- Interactive map of Jalna Dry Port

Location
- Location: Jalna, Maharashtra, India
- Coordinates: 19°50′59.3″N 75°48′47.1″E﻿ / ﻿19.849806°N 75.813083°E

Details
- Built: 2024
- Operated by: Container Corporation of India
- Size: 500 Acre

= Jalna Dry Port =

Dry port in Maharashtra, India

Jalna dry port is a Dry port (inland port) located near Jalna, Maharashtra, India. It has been developed by Jawaharlal Nehru Port Trust (JNPT). The facility was inaugurated on 12 March 2024 by Prime Minister Narendra Modi. It will be operated and maintained by CONCOR
National Highways Logistics Management Limited (NHLML) and JNPT have signed a memorandum of understanding (MoU) for the development of Multi-Modal Logistics Park (MMLP) at Jalna Dry Port in Maharashtra.

The dry port is expected to operate as one of the largest major container ports of India with an upcoming container handling capacity of almost 10 million Twenty-foot Equivalent Unit (TEU). As announced earlier, JNPT envisaged the need to establish extended logistic facilities in the hinterland to facilitate the overall operations at the port.future.
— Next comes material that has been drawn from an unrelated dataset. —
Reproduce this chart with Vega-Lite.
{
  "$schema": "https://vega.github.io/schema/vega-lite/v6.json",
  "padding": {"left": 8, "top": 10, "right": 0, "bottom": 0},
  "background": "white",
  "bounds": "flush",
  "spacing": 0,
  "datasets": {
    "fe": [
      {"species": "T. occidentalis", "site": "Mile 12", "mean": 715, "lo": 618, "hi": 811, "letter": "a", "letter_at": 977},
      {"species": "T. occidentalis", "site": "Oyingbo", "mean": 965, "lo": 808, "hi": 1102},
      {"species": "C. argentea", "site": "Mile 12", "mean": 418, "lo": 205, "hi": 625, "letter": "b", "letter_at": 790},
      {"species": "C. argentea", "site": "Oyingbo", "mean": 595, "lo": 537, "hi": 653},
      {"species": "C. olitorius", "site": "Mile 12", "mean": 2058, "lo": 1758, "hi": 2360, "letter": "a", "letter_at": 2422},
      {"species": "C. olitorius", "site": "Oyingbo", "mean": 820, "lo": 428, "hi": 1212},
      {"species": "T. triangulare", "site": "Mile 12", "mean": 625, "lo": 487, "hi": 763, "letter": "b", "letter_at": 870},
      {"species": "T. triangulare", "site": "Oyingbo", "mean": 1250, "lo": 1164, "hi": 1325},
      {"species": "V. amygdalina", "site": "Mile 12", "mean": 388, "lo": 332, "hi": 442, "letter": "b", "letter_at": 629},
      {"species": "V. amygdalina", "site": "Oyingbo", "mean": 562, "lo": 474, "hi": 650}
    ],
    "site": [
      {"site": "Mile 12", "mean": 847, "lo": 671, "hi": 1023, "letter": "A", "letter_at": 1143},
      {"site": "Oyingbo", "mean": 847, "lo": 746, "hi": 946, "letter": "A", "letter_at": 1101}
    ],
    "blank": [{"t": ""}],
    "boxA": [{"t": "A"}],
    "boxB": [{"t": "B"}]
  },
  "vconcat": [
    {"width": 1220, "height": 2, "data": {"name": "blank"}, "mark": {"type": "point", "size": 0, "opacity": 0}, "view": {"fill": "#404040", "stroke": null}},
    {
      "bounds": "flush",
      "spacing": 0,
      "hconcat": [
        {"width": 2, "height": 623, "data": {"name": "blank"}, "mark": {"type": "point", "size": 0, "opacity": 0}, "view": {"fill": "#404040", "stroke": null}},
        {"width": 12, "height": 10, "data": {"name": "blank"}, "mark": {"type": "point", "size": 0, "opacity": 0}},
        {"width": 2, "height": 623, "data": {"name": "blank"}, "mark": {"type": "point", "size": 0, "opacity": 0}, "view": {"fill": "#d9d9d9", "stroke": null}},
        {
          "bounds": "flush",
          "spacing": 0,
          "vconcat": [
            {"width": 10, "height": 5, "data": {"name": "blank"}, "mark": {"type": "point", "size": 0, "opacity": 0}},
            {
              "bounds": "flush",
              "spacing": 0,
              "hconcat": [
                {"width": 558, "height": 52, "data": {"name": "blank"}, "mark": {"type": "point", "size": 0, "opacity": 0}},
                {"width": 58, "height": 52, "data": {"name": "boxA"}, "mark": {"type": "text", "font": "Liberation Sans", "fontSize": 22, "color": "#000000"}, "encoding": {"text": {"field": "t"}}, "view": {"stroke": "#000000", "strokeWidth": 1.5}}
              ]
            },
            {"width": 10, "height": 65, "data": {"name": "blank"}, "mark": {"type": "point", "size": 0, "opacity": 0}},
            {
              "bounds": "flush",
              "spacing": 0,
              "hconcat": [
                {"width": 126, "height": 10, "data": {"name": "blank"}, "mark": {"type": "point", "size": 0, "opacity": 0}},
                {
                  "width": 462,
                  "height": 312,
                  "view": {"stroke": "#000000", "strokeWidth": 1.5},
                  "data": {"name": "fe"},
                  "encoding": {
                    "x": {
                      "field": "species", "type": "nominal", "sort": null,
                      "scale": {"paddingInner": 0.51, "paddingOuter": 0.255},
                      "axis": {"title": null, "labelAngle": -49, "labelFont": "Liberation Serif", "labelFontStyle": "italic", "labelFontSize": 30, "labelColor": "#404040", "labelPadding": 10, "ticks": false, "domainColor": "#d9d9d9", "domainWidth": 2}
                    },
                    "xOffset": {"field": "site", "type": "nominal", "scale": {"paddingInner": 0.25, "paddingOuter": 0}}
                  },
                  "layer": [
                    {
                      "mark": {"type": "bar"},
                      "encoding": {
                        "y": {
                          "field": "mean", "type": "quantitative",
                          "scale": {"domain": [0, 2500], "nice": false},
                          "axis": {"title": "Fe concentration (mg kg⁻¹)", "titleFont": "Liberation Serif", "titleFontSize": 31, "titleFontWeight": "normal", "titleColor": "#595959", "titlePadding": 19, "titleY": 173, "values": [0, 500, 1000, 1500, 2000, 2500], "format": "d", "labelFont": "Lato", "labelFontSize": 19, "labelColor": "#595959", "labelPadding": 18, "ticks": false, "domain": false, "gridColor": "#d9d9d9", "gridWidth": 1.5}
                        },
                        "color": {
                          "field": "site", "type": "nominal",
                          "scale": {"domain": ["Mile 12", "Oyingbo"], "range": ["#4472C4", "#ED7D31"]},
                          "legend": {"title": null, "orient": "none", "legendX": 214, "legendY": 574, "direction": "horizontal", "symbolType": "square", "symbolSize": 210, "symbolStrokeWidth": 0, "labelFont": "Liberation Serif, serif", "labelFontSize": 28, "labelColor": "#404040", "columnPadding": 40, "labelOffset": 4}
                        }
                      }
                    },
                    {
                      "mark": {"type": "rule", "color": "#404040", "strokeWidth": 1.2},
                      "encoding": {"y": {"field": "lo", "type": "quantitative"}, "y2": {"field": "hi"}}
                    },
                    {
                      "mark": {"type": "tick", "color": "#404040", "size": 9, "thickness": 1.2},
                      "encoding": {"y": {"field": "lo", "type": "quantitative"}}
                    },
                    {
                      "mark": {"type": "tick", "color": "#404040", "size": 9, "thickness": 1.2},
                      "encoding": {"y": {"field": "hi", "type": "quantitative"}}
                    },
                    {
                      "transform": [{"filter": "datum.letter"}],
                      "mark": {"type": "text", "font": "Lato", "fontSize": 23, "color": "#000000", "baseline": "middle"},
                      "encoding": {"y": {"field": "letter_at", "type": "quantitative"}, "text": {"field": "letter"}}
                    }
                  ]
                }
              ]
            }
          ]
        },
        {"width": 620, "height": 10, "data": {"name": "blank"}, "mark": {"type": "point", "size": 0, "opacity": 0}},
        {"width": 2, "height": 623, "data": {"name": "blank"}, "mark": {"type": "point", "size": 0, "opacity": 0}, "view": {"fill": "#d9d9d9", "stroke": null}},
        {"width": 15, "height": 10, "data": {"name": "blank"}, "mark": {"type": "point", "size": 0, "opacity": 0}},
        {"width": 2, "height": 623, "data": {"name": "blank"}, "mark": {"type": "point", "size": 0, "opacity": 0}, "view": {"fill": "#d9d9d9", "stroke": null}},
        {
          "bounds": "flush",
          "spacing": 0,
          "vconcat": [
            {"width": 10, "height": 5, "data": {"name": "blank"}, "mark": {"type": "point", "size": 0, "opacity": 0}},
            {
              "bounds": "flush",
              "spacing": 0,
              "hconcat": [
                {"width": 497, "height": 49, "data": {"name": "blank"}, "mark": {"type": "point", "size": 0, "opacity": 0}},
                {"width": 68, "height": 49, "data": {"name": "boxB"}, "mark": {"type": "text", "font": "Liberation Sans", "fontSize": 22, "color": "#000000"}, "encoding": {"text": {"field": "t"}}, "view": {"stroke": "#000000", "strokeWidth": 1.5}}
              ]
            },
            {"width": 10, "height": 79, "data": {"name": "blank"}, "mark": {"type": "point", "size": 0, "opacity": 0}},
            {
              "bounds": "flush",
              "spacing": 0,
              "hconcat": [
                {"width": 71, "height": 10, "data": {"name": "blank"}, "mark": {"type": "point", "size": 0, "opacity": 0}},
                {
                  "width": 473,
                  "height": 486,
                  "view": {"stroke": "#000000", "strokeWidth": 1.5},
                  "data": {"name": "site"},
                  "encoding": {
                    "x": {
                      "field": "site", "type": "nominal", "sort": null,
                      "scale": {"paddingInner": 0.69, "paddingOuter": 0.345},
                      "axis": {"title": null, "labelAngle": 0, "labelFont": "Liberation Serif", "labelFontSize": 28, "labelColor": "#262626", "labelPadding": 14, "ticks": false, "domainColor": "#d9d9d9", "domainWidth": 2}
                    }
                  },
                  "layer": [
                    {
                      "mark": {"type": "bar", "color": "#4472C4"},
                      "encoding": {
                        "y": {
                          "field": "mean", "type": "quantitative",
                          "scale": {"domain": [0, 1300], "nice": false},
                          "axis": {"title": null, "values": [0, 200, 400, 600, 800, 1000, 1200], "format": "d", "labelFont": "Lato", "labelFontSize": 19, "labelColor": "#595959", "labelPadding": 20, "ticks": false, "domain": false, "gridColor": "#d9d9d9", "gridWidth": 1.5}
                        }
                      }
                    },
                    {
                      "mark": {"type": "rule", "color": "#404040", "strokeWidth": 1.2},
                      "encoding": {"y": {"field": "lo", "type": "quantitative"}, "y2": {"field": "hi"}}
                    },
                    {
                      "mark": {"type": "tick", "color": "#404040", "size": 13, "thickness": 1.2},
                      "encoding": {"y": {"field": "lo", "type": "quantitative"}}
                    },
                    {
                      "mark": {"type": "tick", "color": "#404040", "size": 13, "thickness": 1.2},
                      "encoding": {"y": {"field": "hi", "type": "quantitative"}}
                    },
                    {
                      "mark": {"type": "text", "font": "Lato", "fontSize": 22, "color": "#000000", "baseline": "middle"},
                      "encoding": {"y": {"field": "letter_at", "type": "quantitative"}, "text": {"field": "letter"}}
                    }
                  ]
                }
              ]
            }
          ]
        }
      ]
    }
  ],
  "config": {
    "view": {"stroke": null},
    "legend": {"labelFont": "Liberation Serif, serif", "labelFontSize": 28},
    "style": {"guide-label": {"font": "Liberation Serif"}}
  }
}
Geographically strategic locations of Jalna and Aurangabad for Jalna dry port along with Delhi - Mumbai Industrial Corridor Project and Mumbai–Nagpur Expressway Samrudhhi Mahamarg would make these cities "growth engines" of Maharashtra in the future.

==History==
In 2014, Union Transport Minister Nitin Gadkari revealed that the government was looking to set up Marathwada's first dry port on 500 acres of land between Aurangabad and Jalna.
The Port was to be developed on private-public partnership basis.
JNPT appointed Ernst & Young as consultants to prepare a detailed project report (DPR) for the project in 2015. 185 hectares of land had been acquired at the cost of Rs. 88 Crores.
In June 2018, during the then Chief Minister Devendra Fadnavis' trip to the UAE to attract investments to Maharashtra, Dubai-based DP World agreed to invest in logistics parks in Nagpur and develop logistics hubs along the transport corridor from JNPT to the interiors by nursing dry ports of Wardha, Jalna, Nashik and Sangli. Fadnavis had mentioned that the government’s sanction for a dry port at Jalna district would enable expeditious movement of goods to JNPT.